ROANOKE TIMES 
                      Copyright (c) 1996, Roanoke Times

DATE: Wednesday, August 28, 1996             TAG: 9608280061
SECTION: VIRGINIA                 PAGE: C-3  EDITION: METRO 
DATELINE: CHARLESTON, W.VA.
SOURCE: Associated Press


PLANE STAYS LOST; REWARD UNCLAIMED OFFICIALS HOPING HUNTERS WILL HELP

Nine months after a small plane heading to Virginia disappeared on a snowy mountain, a $10,000 reward offered to anyone who finds the plane remains unclaimed.

``Individuals and small groups have put on searches of their own, but nothing has turned up,'' said Don McCourt, director of emergency services in Webster County.

``We don't have any plans. If we got a lead, something would be done. But now we're waiting until hunting season to get more people in the woods and see what turns up,'' he said Monday.

The twin-engine plane was flying low in fog with mountains approaching when flight controllers in Elkins lost radio contact last Nov. 28.

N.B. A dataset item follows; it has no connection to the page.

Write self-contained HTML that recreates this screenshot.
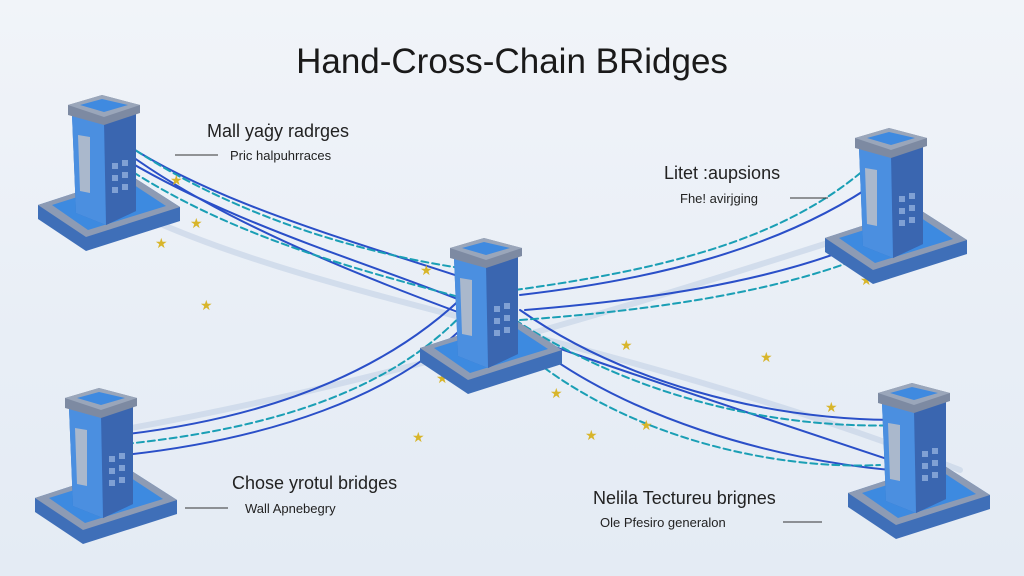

The pilot, 31-year-old Colin Cambell, was returning to Lynchburg, Va., from Braxton County Airport in Sutton, where he had dropped off a passenger he had picked up that morning in Raleigh, N.C.

The initial search on the ground and by helicopter was complicated because the plane was white and went down in snow-covered mountains, and the pine trees on the mountains act as cover.

Also, the plane did not send out an emergency signal.

Cambell's employer, Casey Industrial of Albany, Ore., an industrial construction company, offered a $10,000 reward to anyone who finds the plane.

McCourt said the plane remains a topic of conversation in Webster County.

``People have theories about what could have happened,'' McCourt said. ``A lot of it is just people looking for the reward.''

McCourt said one of Cambell's brothers has stopped by several times during recent months.

Casey spokeswoman Chris Sturdevand said several employees have organized their own searches.